Is the Kalman filter expected to improve accuracy if there is no measurement of the final desired state variable?

Take the example of a self-driving car with accelerometer data and speedometer data, but no GPS system. Without a filter, we could integrate this data to derive location, but the noise in measurements will cause location to drift away from its true value.

Alternatively, a Kalman filter can be used to generate more accurate estimates of acceleration and speed from the noisy data -- then the estimates can be integrated to derive location.

Mathematically and practically, I don't see how the location estimate using Kalman estimates should be more accurate (this question shows an example). The estimates are closer on average to their true values, but after integration, symmetric errors tend to cancel each other regardless of noise scale. The Kalman filter's slight delay in tracking true changes in process variables can only result in greater integrated error than the previous no-filter integration.

Of the Kalman filter examples I've seen online, each falls into one of these groups:

1. Direct measurement of the desired variable is available.
2. Direct measurement unavailable, and integration to desired variable isn't shown.
3. Direct measurement unavailable, integration to desired variable is shown, but comparison to a pre-Kalman-filter integration isn't shown (i.e., the supposed improvement to accuracy isn't demonstrated).

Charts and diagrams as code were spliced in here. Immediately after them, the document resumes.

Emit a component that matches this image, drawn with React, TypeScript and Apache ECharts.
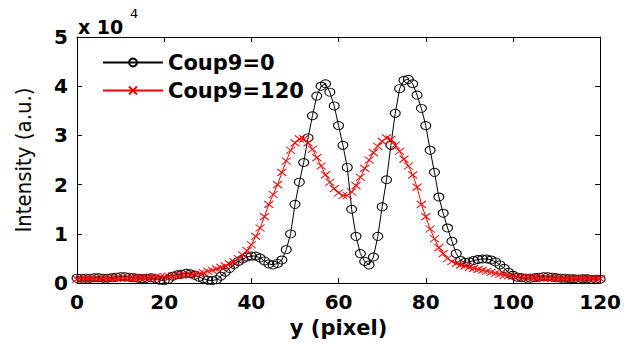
import React, { useEffect, useRef } from "react";
import * as echarts from "echarts";

const seriesNames = ["Coup9=0", "Coup9=120"];
const xTicks = [0, 20, 40, 60, 80, 100, 120];
const yTicks = [0, 10000, 20000, 30000, 40000, 50000];

// Intensity sampled at y = 0, 1, 2, ... 120 pixels
const coup0 = [
  1000, 1000, 1000, 1000, 1100, 1100, 1000, 1000, 1100, 1200,
  1300, 1300, 1200, 1100, 1000, 900, 1000, 1100, 900, 600,
  500, 800, 1400, 1700, 1800, 2000, 1900, 1600, 1200, 900,
  600, 500, 700, 1400, 2200, 3000, 3800, 4400, 4900, 5300,
  5500, 5500, 5100, 4500, 3900, 3700, 4000, 4700, 6800, 10000,
  16000, 20500, 24500, 29500, 34000, 38000, 40000, 40500, 38800, 36000,
  32000, 28000, 23500, 15000, 9500, 6000, 4400, 3700, 5300, 9500,
  15500, 21000, 28000, 34500, 39500, 41200, 41400, 40500, 38200, 35500,
  32000, 27000, 22500, 17500, 14200, 11200, 8500, 6000, 4600, 4200,
  4300, 4600, 4800, 4900, 4900, 4700, 4300, 3700, 3000, 2200,
  1600, 1200, 1100, 1000, 1000, 1100, 1200, 1300, 1300, 1200,
  1100, 1000, 1000, 900, 900, 800, 900, 900, 800, 800,
  800,
];

const coup120 = [
  800, 900, 900, 1000, 900, 900, 1000, 1000, 900, 1000,
  1000, 1000, 1000, 1000, 1100, 1100, 1100, 1100, 1200, 1200,
  1300, 1400, 1500, 1500, 1600, 1700, 1700, 1800, 1900, 2100,
  2400, 2600, 2900, 3200, 3500, 3900, 4300, 5000, 5700, 6600,
  7800, 9500, 11200, 13500, 16000, 18000, 20000, 22500, 24800, 27000,
  28500, 29300, 29300, 28500, 27200, 25500, 23800, 22000, 20500, 19200,
  18300, 17800, 17800, 18500, 19800, 21500, 23300, 25000, 26500, 27800,
  28800, 29500, 29200, 28000, 26800, 25200, 23800, 22000, 19500, 16000,
  13500, 11000, 9000, 7200, 6000, 5000, 4400, 4000, 3700, 3500,
  3200, 3000, 2800, 2600, 2400, 2200, 2000, 1800, 1600, 1500,
  1400, 1300, 1200, 1200, 1100, 1100, 1100, 1000, 1000, 1000,
  1000, 1000, 900, 900, 1000, 900, 900, 900, 900, 900,
  900,
];

const FONT = "'DejaVu Sans', 'Liberation Sans', Arial, sans-serif";

export default function App() {
  const ref = useRef<HTMLDivElement>(null);

  useEffect(() => {
    if (!ref.current) return;
    const chart = echarts.init(ref.current, null, { renderer: "svg" });
    const axisLine = { show: true, onZero: false, lineStyle: { color: "#000", width: 1 } };
    const tick = { show: true, inside: true, length: 5, lineStyle: { color: "#000", width: 1 } };
    const xMin = xTicks[0];
    const xMax = xTicks[xTicks.length - 1];
    const xInt = xTicks[1] - xTicks[0];
    const yMin = yTicks[0];
    const yMax = yTicks[yTicks.length - 1];
    const yInt = yTicks[1] - yTicks[0];
    chart.setOption({
      animation: false,
      backgroundColor: "#fff",
      grid: { left: 77, right: 22, top: 37, bottom: 55 },
      legend: {
        data: [
          { name: seriesNames[0] },
          { name: seriesNames[1] },
        ],
        orient: "vertical",
        left: 97,
        top: 47,
        itemWidth: 60,
        itemHeight: 10,
        itemGap: 7,
        textStyle: {
          fontFamily: FONT,
          fontSize: 21,
          fontWeight: "bold",
          color: "#000",
          lineHeight: 21,
        },
      },
      xAxis: [
        {
          type: "value",
          position: "bottom",
          min: xMin,
          max: xMax,
          interval: xInt,
          axisLine,
          axisTick: tick,
          splitLine: { show: false },
          axisLabel: {
            color: "#000",
            fontFamily: FONT,
            fontSize: 20,
            fontWeight: "bold",
            margin: 9,
          },
          name: "y (pixel)",
          nameLocation: "middle",
          nameGap: 28,
          nameTextStyle: {
            color: "#000",
            fontFamily: FONT,
            fontSize: 21,
            fontWeight: "bold",
          },
        },
        {
          type: "value",
          position: "top",
          min: xMin,
          max: xMax,
          interval: xInt,
          axisLine,
          axisTick: tick,
          splitLine: { show: false },
          axisLabel: { show: false },
        },
      ],
      yAxis: [
        {
          type: "value",
          position: "left",
          min: yMin,
          max: yMax,
          interval: yInt,
          axisLine,
          axisTick: tick,
          splitLine: { show: false },
          axisLabel: {
            color: "#000",
            fontFamily: FONT,
            fontSize: 20,
            fontWeight: "bold",
            margin: 9,
            formatter: (v: number) => String(v / 10000),
          },
          name: "Intensity (a.u.)",
          nameLocation: "middle",
          nameGap: 43,
          nameTextStyle: {
            color: "#000",
            fontFamily: "'DejaVu Sans Condensed', 'Liberation Sans Narrow', 'Liberation Sans', sans-serif",
            fontSize: 22,
          },
        },
        {
          type: "value",
          position: "right",
          min: yMin,
          max: yMax,
          interval: yInt,
          axisLine,
          axisTick: tick,
          splitLine: { show: false },
          axisLabel: { show: false },
        },
      ],
      graphic: [
        {
          type: "text",
          left: 78,
          top: 17,
          style: {
            text: "x 10",
            fill: "#000",
            font: "bold 19px " + FONT,
          },
        },
        {
          type: "text",
          left: 130,
          top: 7,
          style: {
            text: "4",
            fill: "#000",
            font: "13px " + FONT,
          },
        },
      ],
      series: [
        {
          name: seriesNames[0],
          type: "line",
          data: coup0.map((v, i) => [i, v]),
          symbol: "circle",
          symbolSize: [10, 8],
          showAllSymbol: true,
          lineStyle: { color: "#000", width: 1 },
          itemStyle: { color: "rgba(0,0,0,0)", borderColor: "#000", borderWidth: 1 },
          z: 2,
        },
        {
          name: seriesNames[1],
          type: "line",
          data: coup120.map((v, i) => [i, v]),
          symbol: "path://M0,0L10,10M10,0L0,10",
          symbolSize: [9, 7],
          showAllSymbol: true,
          lineStyle: { color: "#ff0000", width: 1 },
          itemStyle: { color: "rgba(255,0,0,0)", borderColor: "#ff0000", borderWidth: 1 },
          z: 3,
        },
      ],
    });
    return () => chart.dispose();
  }, []);

  return (
    <div
      ref={ref}
      style={{ position: "absolute", left: 0, top: 0, width: 624, height: 343, background: "#fff" }}
    />
  );
}
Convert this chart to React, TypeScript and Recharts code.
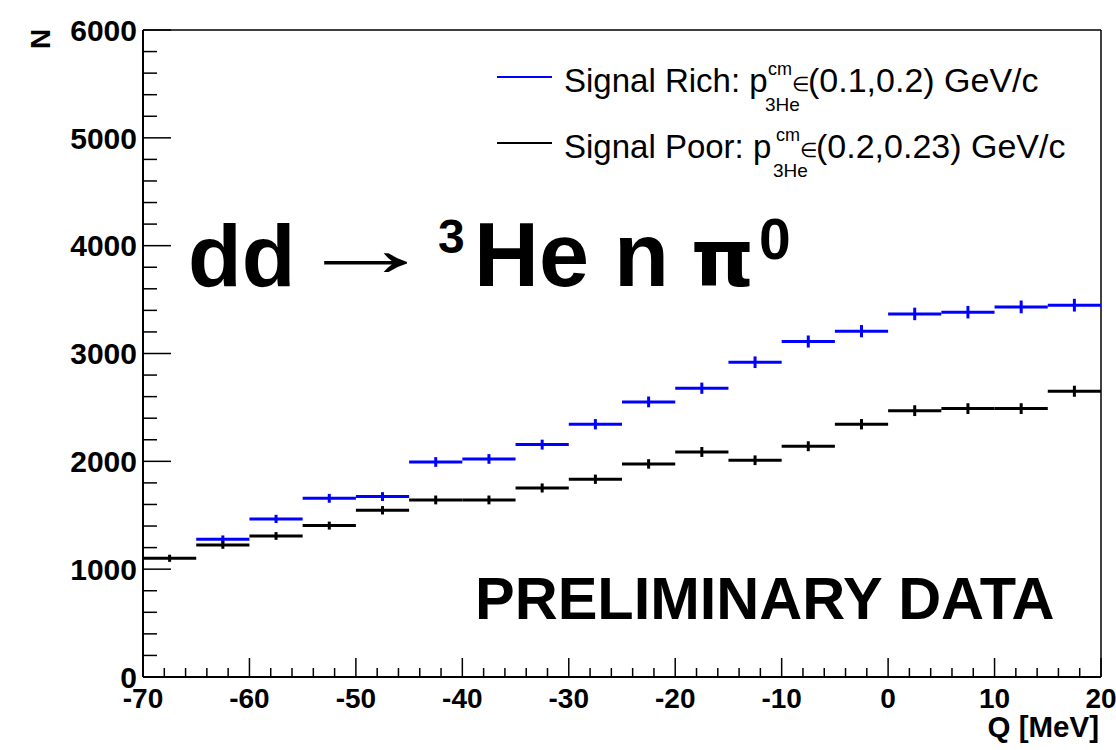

A Kalman filter, or any other kind of state estimator, requires that the system is detectable in order for the estimated state to be able to converge to within some bound of the true state (where this bound depends on the noise acting on the system and the accuracy of your model of the system). It can be noted that detectability is a slightly weaker notion than observability.

For linear time invariant (LTI) systems observability can be checked using

$$\text{rank}\left( \begin{bmatrix} C \\ C\,A \\ C\,A^2 \\ \vdots \\ C\,A^{n-1} \end{bmatrix} \right) = n,$$

where $$A\in\mathbb{R}^{n\times n}$$ and $$C\in\mathbb{R}^{m\times n}$$. This method of checking for observability does not have a similar check for detectability. However, the Hautus lemma does. Namely, for observability instead one can check

$$\text{rank}\left( \begin{bmatrix} C \\ A - \lambda\,I \end{bmatrix} \right) = n,\ \forall\ \lambda\in\mathbb{C}.$$

For detectability one does not have to check all complex numbers, but only the "unstable" values. For discrete time systems "unstable" values means all complex numbers outside or on the unit circle and for continuous time systems it means all complex numbers with a non-negative real part. It can be noted that one does not have to check all those complex numbers. Namely, that matrix can only lose rank when $$\lambda$$ is an eigenvalue of $$A$$.

It can be noted that a Kalman filter is optimal in minimizing the state error covariance matrix, often denoted with $$P_{k|k}$$. So in that sense a Kalman filter might be better at estimating the state, even when the system isn't detectable. Furthermore, it can be noted that if the system isn't detectable that this state error covariance matrix will grow without a bound.